▶ **Objective**: The lines from the top of the material through the line with "minimum width=356.75pt, minimum" are to be set down exactly. Leave the pictures out.

▶ **Data shown**:

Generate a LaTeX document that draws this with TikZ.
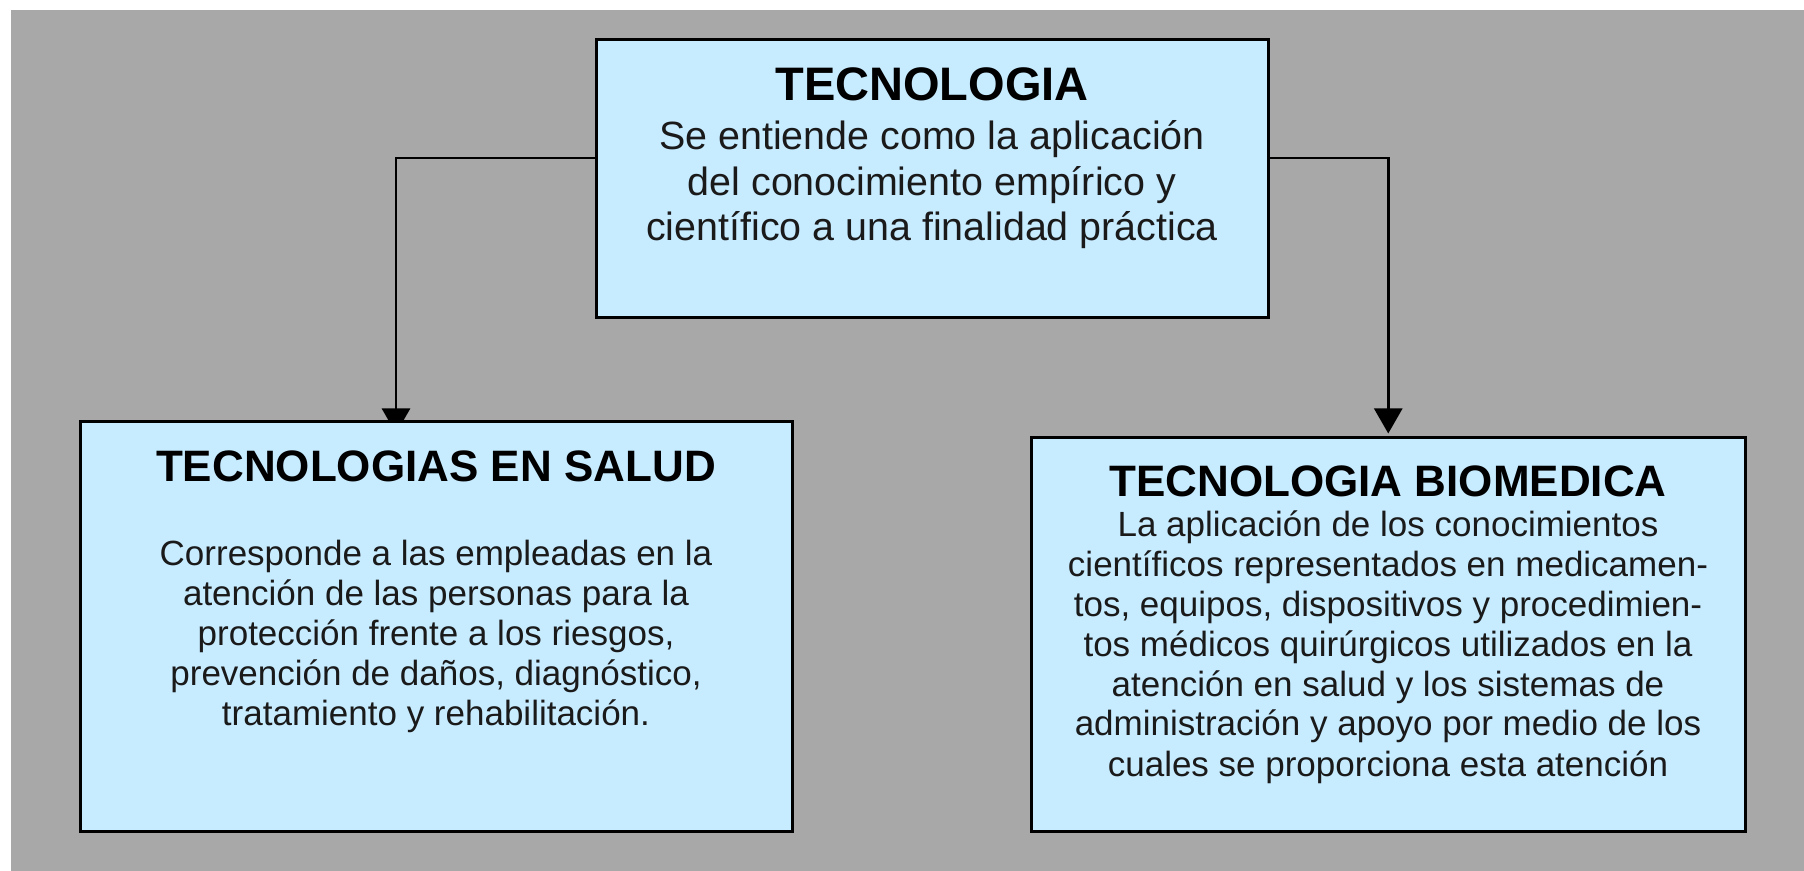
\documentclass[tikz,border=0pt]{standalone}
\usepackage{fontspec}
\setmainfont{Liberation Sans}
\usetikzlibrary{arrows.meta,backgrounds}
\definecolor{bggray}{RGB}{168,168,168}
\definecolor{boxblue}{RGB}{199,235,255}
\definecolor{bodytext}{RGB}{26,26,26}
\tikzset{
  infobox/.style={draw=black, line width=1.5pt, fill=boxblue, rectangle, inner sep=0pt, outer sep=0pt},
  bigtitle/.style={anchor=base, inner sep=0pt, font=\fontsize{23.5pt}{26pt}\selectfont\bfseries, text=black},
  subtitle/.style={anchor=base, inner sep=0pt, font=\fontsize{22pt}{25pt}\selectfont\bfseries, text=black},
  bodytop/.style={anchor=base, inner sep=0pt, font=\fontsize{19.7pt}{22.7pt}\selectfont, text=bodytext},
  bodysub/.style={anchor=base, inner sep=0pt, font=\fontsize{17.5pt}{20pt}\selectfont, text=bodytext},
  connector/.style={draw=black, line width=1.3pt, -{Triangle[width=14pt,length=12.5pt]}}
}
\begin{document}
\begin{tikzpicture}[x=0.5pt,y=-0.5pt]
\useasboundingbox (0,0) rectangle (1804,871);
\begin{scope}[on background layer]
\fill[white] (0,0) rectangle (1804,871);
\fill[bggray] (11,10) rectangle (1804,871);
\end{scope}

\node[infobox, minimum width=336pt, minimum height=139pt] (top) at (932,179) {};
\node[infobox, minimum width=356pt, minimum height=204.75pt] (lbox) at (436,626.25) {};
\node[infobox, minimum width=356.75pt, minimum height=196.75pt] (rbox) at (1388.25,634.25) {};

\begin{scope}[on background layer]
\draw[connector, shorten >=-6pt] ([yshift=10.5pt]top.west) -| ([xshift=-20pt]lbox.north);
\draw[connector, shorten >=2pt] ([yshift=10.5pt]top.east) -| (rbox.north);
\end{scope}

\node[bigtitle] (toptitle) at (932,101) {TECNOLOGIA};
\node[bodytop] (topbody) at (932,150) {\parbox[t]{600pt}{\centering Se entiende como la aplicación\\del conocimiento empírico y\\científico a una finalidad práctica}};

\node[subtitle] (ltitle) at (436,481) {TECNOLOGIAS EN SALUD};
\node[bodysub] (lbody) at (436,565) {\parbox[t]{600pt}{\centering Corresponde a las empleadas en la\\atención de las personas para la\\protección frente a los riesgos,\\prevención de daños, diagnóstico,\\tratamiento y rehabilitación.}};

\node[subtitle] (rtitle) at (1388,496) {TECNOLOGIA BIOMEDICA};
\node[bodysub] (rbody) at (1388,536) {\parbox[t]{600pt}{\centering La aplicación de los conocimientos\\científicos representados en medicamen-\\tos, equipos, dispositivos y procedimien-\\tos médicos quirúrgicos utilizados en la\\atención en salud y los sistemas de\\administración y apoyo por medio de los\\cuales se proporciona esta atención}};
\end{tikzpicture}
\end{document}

▶ **Solution**:
Generate a LaTeX document that draws this with TikZ.
\documentclass[tikz,border=0pt]{standalone}
\usepackage{fontspec}
\setmainfont{Liberation Sans}
\usetikzlibrary{arrows.meta,backgrounds}
\definecolor{bggray}{RGB}{168,168,168}
\definecolor{boxblue}{RGB}{199,235,255}
\definecolor{bodytext}{RGB}{26,26,26}
\tikzset{
  infobox/.style={draw=black, line width=1.5pt, fill=boxblue, rectangle, inner sep=0pt, outer sep=0pt},
  bigtitle/.style={anchor=base, inner sep=0pt, font=\fontsize{23.5pt}{26pt}\selectfont\bfseries, text=black},
  subtitle/.style={anchor=base, inner sep=0pt, font=\fontsize{22pt}{25pt}\selectfont\bfseries, text=black},
  bodytop/.style={anchor=base, inner sep=0pt, font=\fontsize{19.7pt}{22.7pt}\selectfont, text=bodytext},
  bodysub/.style={anchor=base, inner sep=0pt, font=\fontsize{17.5pt}{20pt}\selectfont, text=bodytext},
  connector/.style={draw=black, line width=1.3pt, -{Triangle[width=14pt,length=12.5pt]}}
}
\begin{document}
\begin{tikzpicture}[x=0.5pt,y=-0.5pt]
\useasboundingbox (0,0) rectangle (1804,871);
\begin{scope}[on background layer]
\fill[white] (0,0) rectangle (1804,871);
\fill[bggray] (11,10) rectangle (1804,871);
\end{scope}

\node[infobox, minimum width=336pt, minimum height=139pt] (top) at (932,179) {};
\node[infobox, minimum width=356pt, minimum height=204.75pt] (lbox) at (436,626.25) {};
\node[infobox, minimum width=356.75pt, minimum height=196.75pt] (rbox) at (1388.25,634.25) {};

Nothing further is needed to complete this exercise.